▸ **What you are asked to do**
Omit every picture, and retype the lines that run from the beginning of the data below through the line containing "import seaborn as sns", inclusive.

▸ **Data section**
_ _ _ _ _

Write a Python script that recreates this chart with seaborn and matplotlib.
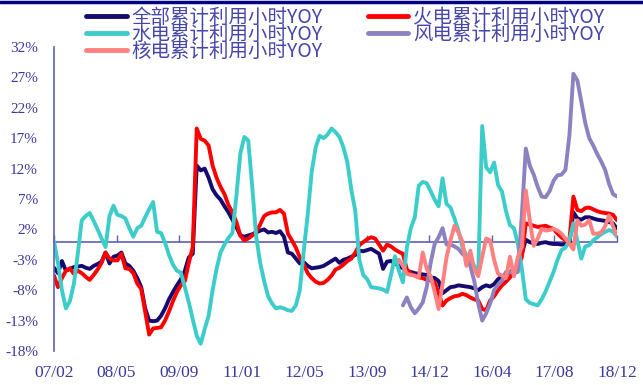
import numpy as np
import pandas as pd
import matplotlib
matplotlib.use("Agg")
import matplotlib.pyplot as plt
from matplotlib.lines import Line2D
import seaborn as sns

# Monthly YoY change of cumulative utilisation hours (%), 2007-02 .. 2018-12
months = pd.period_range("2007-02", "2018-12", freq="M")

total = [
    -4.3, -5.2, -3.2, -4.8, -4.5, -4.2, -4.1, -4.0, -4.3, -4.5,
    -4.0, -3.7, -3.3, -1.8, -3.6, -2.5, -2.3, -1.8, -3.6, -4.0,
    -4.8, -6.0, -7.5, -11.0, -13.0, -13.1, -13.0, -12.2, -11.0, -9.5,
    -8.3, -7.2, -6.2, -4.8, -2.6, -2.0, 12.5, 11.7, 12.0, 10.5,
    8.6, 7.6, 6.9, 5.8, 4.8, 3.6, 2.4, 1.0, 0.8, 1.0,
    1.2, 1.5, 1.8, 2.0, 1.5, 1.6, 1.4, 1.7, 0.8, -1.8,
    -2.0, -2.8, -3.6, -3.4, -4.0, -4.4, -4.3, -4.2, -4.0, -3.6,
    -3.2, -2.8, -3.5, -3.0, -2.8, -2.5, -2.2, -1.5, -1.6, -1.4,
    -1.2, -1.6, -2.0, -4.5, -3.3, -3.2, -3.6, -4.0, -4.4, -4.8,
    -5.0, -5.2, -5.3, -5.4, -5.5, -5.9, -6.0, -6.5, -8.5, -8.0,
    -7.5, -7.4, -7.2, -7.3, -7.4, -7.5, -7.7, -8.0, -7.5, -7.2,
    -7.4, -7.0, -6.2, -5.7, -5.4, -5.0, -4.6, -4.2, -2.0, 0.3,
    -0.1, -0.3, -0.4, -0.2, -0.1, -0.3, -0.4, -0.4, -0.5, -0.4,
    -0.3, 4.8, 3.8, 3.6, 4.0, 4.0, 3.8, 3.6, 3.5, 3.4,
    3.2, 3.0, 2.1,
]

thermal = [
    -5.6, -7.5, -6.0, -4.8, -4.4, -5.3, -4.8, -5.2, -5.8, -6.3,
    -5.5, -4.6, -3.5, -1.8, -2.8, -3.1, -3.1, -2.0, -4.4, -4.5,
    -5.2, -6.9, -7.8, -11.5, -15.3, -14.3, -14.2, -14.1, -13.0, -11.5,
    -9.8, -8.3, -7.2, -6.5, -3.5, -0.9, 18.6, 16.9, 16.6, 15.8,
    12.5, 10.5, 9.0, 7.8, 6.0, 4.8, 3.2, 1.0, 0.2, 0.5,
    1.0, 1.6, 2.8, 4.2, 4.6, 4.8, 4.8, 5.2, 4.6, 1.3,
    0.2, -1.0, -2.6, -3.8, -5.2, -6.0, -6.6, -6.9, -6.8, -6.3,
    -5.6, -4.6, -4.3, -3.8, -3.2, -2.8, -1.8, -0.6, -0.1, 0.4,
    0.7, 0.5, -0.5, -1.5, -0.5, -0.8, -1.3, -1.7, -2.0, -4.6,
    -5.3, -5.6, -5.9, -6.0, -6.3, -6.4, -6.7, -8.5, -10.5, -9.7,
    -9.3, -9.0, -8.9, -8.6, -8.8, -9.2, -9.5, -9.7, -11.1, -11.3,
    -9.7, -9.0, -8.0, -7.2, -6.6, -5.9, -5.0, -4.2, -2.6, 3.0,
    2.8, 2.6, 2.4, 2.5, 2.6, 2.3, 2.1, 1.3, 0.7, 0.2,
    0.3, 7.4, 5.2, 5.0, 5.5, 5.6, 5.3, 5.0, 4.8, 4.7,
    4.6, 4.4, 3.5,
]

hydro = [
    0.0, -3.5, -8.0, -11.0, -9.8, -7.0, -2.0, 3.5, 4.2, 4.7,
    3.4, 2.0, 0.5, -0.9, 4.2, 5.9, 4.4, 4.2, 3.8, 2.2,
    0.8, 2.2, 2.6, 4.0, 5.3, 6.5, 1.6, 1.4, -0.2, -2.2,
    -3.8, -4.8, -5.1, -7.5, -10.0, -12.8, -15.5, -16.8, -14.4, -12.2,
    -8.0, -4.5, -1.8, -0.5, 0.6, 1.4, 7.5, 14.5, 17.2, 16.6,
    9.0, 0.8, -3.5, -6.5, -9.0, -10.2, -11.0, -10.8, -11.0, -11.3,
    -11.4, -10.5, -8.0, -1.5, 4.5, 11.5, 15.5, 17.4, 17.0, 17.6,
    18.6, 18.0, 17.2, 15.5, 13.0, 8.5, 5.0, -3.0, -5.5, -6.2,
    -7.5, -7.6, -7.7, -7.9, -8.3, -5.5, -2.4, -4.8, -6.7, -1.0,
    2.2, 4.0, 9.2, 9.8, 9.6, 8.3, 6.9, 5.8, 10.4, 6.2,
    5.6, 3.8, 1.8, -0.9, -2.2, -3.2, -4.0, -5.3, 19.0, 12.2,
    11.4, 13.0, 9.3, 8.2, 5.0, 2.7, 2.2, -0.4, -4.5, -9.5,
    -10.1, -10.3, -10.5, -9.5, -8.2, -6.6, -5.0, -3.0, -1.4, -1.0,
    0.3, 3.0, 0.2, -2.8, -0.8, -0.6, 0.2, 0.7, 1.2, 1.6,
    1.9, 1.6, 0.8,
]

nuclear_start = "2014-05"
nuclear = [
    -3.0, -4.0, -5.3, -5.5, -5.6, -5.9, -1.8, -4.5, -5.7, -8.2,
    -11.1, -7.0, -2.6, 0.2, 2.6, 1.5, 0.0, -4.0, -1.5, -4.5,
    -5.7, -2.5, 0.5, 0.2, -3.0, -5.3, -5.6, -6.0, -2.5, -5.7,
    -2.5, -0.9, 8.4, 3.5, -0.7, 0.5, 2.1, 1.8, 1.9, 2.1,
    1.8, 1.3, 0.5, -0.4, -1.3, 3.5, 2.6, 2.8, 3.5, 1.3,
    1.3, 1.5, 2.5, 4.3, 2.5, 1.0,
]

wind_start = "2014-06"
wind = [
    -10.5, -9.2, -10.8, -11.8, -11.0, -10.0, -7.5, -3.5, -0.4, 0.7,
    2.2, -0.5, -0.5, -0.8, -1.2, -2.0, -2.6, -4.0, -6.5, -10.2,
    -13.0, -11.8, -10.2, -8.0, -7.1, -6.4, -5.0, -5.0, -5.2, -5.0,
    4.4, 15.3, 12.5, 11.0, 9.0, 7.4, 7.3, 8.3, 10.0, 10.9,
    11.0, 11.8, 17.5, 27.6, 26.5, 23.0, 19.5, 17.0, 15.8, 14.4,
    13.2, 11.8, 9.5, 7.8, 7.4,
]

series_names = [
    "全部累计利用小时YOY",
    "火电累计利用小时YOY",
    "水电累计利用小时YOY",
    "风电累计利用小时YOY",
    "核电累计利用小时YOY",
]
series_colors = ["#140a70", "#ff0000", "#3ccdcb", "#8c82c2", "#ff8080"]
tick_labels = ["07/02", "08/05", "09/09", "11/01", "12/05",
               "13/09", "14/12", "16/04", "17/08", "18/12"]
y_ticks = [-18, -13, -8, -3, 2, 7, 12, 17, 22, 27, 32]


def to_frame(name, values, start="2007-02"):
    first = months.get_loc(pd.Period(start, freq="M"))
    idx = np.arange(first, first + len(values))
    return pd.DataFrame({"idx": idx, "value": values, "series": name})


df = pd.concat([
    to_frame(series_names[0], total),
    to_frame(series_names[1], thermal),
    to_frame(series_names[2], hydro),
    to_frame(series_names[3], wind, wind_start),
    to_frame(series_names[4], nuclear, nuclear_start),
], ignore_index=True)

sns.set_style("white")
plt.rcParams["font.family"] = ["Liberation Serif", "DejaVu Serif"]

axis_color = "#5f5fb0"
text_color = "#3a3a9c"

fig = plt.figure(figsize=(6.43, 3.85), dpi=100)
ax = fig.add_axes([54 / 643, 34 / 385, 563 / 643, 304 / 385])

palette = dict(zip(series_names, series_colors))
sns.lineplot(data=df, x="idx", y="value", hue="series", hue_order=series_names,
             palette=palette, linewidth=2.8, legend=False, estimator=None,
             ax=ax)

ax.set_xlim(0, len(months) - 1)
ax.set_ylim(-18, 32)
ax.set_xlabel("")
ax.set_ylabel("")

# y axis
ax.set_yticks(y_ticks)
ax.set_yticklabels([f"{v}%" for v in y_ticks])
ax.tick_params(axis="y", direction="in", length=5, width=1, color=axis_color,
               labelsize=11, labelcolor=text_color, pad=11.5)
for side in ("top", "right", "bottom"):
    ax.spines[side].set_visible(False)
ax.spines["left"].set_color(axis_color)
ax.spines["left"].set_linewidth(1.2)

# x labels along the bottom edge
xt = np.linspace(0, len(months) - 1, len(tick_labels))
ax.set_xticks(xt)
ax.set_xticklabels(tick_labels)
ax.tick_params(axis="x", length=0, labelsize=12.5, labelcolor=text_color, pad=10)

# horizontal zero axis with upward tick marks
zero_frac = (0 - (-18)) / (32 - (-18))
sec = ax.secondary_xaxis(zero_frac)
sec.set_xticks(xt)
sec.tick_params(axis="x", direction="in", length=5, width=1, color=axis_color,
                labelbottom=False, labeltop=False)
for sp in sec.spines.values():
    sp.set_color(axis_color)
    sp.set_linewidth(1.2)

# dark rule across the top of the figure
fig.add_artist(Line2D([0, 1], [1 - 1.5 / 385] * 2, transform=fig.transFigure,
                      color="#000080", lw=2.5))

# legend: two columns above the plot
order = [0, 2, 4, 1, 3]
handles = [Line2D([], [], color=series_colors[i], lw=3.5) for i in order]
labels = [series_names[i] for i in order]
fig.legend(handles, labels, ncol=2, loc="upper left",
           bbox_to_anchor=(86 / 643, 1 - 7 / 385), frameon=False,
           prop={"family": ["Noto Sans CJK SC", "DejaVu Sans"], "size": 14},
           labelcolor="#4646aa", handlelength=2.1, handletextpad=0.25,
           columnspacing=2.3, labelspacing=-0.2, borderpad=0,
           borderaxespad=0)

fig.savefig("out.png", dpi=100)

_ _ _ _ _

▸ **Exercise result**
Write a Python script that recreates this chart with seaborn and matplotlib.
import numpy as np
import pandas as pd
import matplotlib
matplotlib.use("Agg")
import matplotlib.pyplot as plt
from matplotlib.lines import Line2D
import seaborn as sns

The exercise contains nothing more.